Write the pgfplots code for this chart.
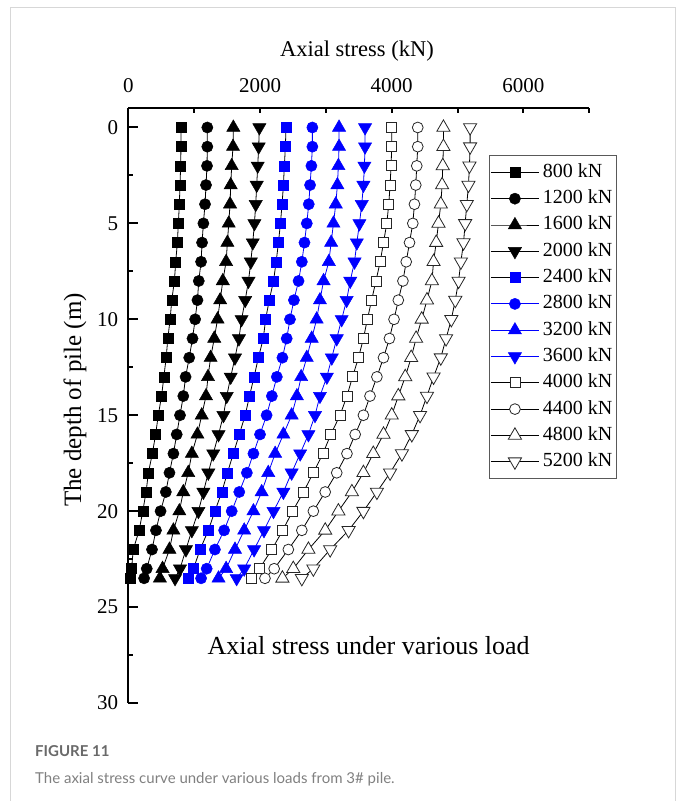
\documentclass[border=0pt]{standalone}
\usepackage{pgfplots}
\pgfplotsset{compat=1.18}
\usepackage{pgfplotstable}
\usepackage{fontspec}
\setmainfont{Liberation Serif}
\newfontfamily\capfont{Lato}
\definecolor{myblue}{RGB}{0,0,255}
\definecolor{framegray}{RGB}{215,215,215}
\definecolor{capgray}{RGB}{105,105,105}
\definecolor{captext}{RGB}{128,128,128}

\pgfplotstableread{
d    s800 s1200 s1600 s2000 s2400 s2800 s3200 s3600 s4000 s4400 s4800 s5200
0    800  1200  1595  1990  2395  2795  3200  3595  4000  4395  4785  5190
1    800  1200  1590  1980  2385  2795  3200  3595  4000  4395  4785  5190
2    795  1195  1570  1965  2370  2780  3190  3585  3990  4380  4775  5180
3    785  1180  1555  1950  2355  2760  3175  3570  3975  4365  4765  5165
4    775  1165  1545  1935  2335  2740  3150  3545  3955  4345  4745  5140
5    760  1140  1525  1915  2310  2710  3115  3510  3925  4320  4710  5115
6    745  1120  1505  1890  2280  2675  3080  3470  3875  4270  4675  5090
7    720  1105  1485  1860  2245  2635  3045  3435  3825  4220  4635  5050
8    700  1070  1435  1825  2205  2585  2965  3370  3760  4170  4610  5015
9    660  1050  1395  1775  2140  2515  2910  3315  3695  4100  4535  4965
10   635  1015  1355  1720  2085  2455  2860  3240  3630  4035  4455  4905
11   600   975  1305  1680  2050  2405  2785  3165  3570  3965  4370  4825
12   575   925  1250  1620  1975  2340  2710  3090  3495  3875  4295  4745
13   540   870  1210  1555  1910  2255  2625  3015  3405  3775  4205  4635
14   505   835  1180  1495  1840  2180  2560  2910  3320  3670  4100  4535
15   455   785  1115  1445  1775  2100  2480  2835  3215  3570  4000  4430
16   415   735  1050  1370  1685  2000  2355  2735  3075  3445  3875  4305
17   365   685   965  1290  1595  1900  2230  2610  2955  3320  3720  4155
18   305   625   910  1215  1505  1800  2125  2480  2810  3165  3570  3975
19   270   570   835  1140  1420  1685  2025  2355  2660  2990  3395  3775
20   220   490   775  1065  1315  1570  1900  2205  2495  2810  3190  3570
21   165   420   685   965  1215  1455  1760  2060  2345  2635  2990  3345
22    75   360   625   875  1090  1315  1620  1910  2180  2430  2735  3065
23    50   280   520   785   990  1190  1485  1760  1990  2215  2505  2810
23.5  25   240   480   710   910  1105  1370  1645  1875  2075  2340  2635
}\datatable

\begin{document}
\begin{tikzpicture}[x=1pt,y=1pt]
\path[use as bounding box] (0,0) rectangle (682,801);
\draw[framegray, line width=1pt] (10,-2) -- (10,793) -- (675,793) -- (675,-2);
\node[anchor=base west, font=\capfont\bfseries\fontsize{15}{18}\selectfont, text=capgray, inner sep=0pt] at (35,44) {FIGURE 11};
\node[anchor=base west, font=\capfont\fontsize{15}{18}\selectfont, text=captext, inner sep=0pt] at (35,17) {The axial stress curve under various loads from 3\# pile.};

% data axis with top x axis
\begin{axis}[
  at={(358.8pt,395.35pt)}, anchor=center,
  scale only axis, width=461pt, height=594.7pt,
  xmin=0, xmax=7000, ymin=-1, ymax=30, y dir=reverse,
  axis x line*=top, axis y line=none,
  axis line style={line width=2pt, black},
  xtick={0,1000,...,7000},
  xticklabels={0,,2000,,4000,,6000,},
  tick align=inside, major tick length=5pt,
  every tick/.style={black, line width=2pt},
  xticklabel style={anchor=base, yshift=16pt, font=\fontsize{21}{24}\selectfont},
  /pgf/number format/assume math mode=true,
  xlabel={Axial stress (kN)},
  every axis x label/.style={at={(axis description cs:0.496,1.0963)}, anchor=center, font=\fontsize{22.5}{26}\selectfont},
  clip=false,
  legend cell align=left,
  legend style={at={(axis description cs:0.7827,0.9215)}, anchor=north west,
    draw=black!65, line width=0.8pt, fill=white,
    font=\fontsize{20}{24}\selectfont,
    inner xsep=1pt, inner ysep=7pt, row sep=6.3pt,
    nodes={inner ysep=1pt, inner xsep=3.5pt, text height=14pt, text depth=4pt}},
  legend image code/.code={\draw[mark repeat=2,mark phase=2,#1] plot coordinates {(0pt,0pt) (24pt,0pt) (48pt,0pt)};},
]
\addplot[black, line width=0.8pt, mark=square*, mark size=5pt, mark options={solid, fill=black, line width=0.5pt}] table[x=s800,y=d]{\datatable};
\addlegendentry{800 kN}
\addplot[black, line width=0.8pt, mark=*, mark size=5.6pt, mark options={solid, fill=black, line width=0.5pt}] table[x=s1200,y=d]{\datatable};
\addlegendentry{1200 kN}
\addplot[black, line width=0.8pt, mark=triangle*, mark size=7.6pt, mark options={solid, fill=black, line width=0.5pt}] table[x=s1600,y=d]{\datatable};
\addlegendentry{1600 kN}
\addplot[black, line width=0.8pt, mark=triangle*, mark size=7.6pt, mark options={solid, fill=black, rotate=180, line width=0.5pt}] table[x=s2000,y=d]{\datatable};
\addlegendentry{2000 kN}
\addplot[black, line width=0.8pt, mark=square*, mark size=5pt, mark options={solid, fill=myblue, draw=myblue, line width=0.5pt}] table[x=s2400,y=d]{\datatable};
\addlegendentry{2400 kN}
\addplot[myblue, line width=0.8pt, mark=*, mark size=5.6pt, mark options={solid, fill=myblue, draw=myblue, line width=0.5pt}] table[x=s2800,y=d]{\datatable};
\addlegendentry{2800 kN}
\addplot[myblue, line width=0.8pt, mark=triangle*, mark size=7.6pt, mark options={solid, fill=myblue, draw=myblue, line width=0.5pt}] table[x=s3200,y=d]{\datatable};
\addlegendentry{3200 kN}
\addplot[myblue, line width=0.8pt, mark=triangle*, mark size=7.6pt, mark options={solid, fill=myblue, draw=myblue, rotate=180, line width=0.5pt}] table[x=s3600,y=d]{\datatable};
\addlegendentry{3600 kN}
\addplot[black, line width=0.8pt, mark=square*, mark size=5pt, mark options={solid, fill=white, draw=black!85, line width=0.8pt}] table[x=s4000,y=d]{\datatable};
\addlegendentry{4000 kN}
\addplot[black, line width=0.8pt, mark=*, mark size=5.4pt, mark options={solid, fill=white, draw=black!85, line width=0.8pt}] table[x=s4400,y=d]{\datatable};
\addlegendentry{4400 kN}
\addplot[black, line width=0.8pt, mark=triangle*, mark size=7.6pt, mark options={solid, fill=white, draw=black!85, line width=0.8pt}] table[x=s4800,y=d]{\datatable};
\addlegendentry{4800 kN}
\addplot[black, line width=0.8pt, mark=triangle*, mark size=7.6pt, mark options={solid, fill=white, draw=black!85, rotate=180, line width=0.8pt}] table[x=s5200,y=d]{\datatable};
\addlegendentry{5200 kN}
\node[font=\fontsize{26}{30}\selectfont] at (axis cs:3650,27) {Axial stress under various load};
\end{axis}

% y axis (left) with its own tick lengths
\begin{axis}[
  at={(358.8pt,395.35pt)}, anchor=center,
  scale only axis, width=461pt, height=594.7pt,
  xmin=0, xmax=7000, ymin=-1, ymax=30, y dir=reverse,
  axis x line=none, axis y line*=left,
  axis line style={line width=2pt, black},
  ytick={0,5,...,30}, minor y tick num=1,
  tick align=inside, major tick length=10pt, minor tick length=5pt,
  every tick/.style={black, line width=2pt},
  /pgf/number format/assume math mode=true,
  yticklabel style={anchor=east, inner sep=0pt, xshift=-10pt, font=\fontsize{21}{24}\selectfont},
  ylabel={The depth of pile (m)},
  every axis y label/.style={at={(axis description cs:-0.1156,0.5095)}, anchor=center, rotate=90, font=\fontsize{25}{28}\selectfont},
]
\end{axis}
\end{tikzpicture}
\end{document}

◇ ◇ ◇ ◇ ◇ ◇ ◇

What is the number of lines in this listing that contain the word "code"? Answer with that number and nothing else.

2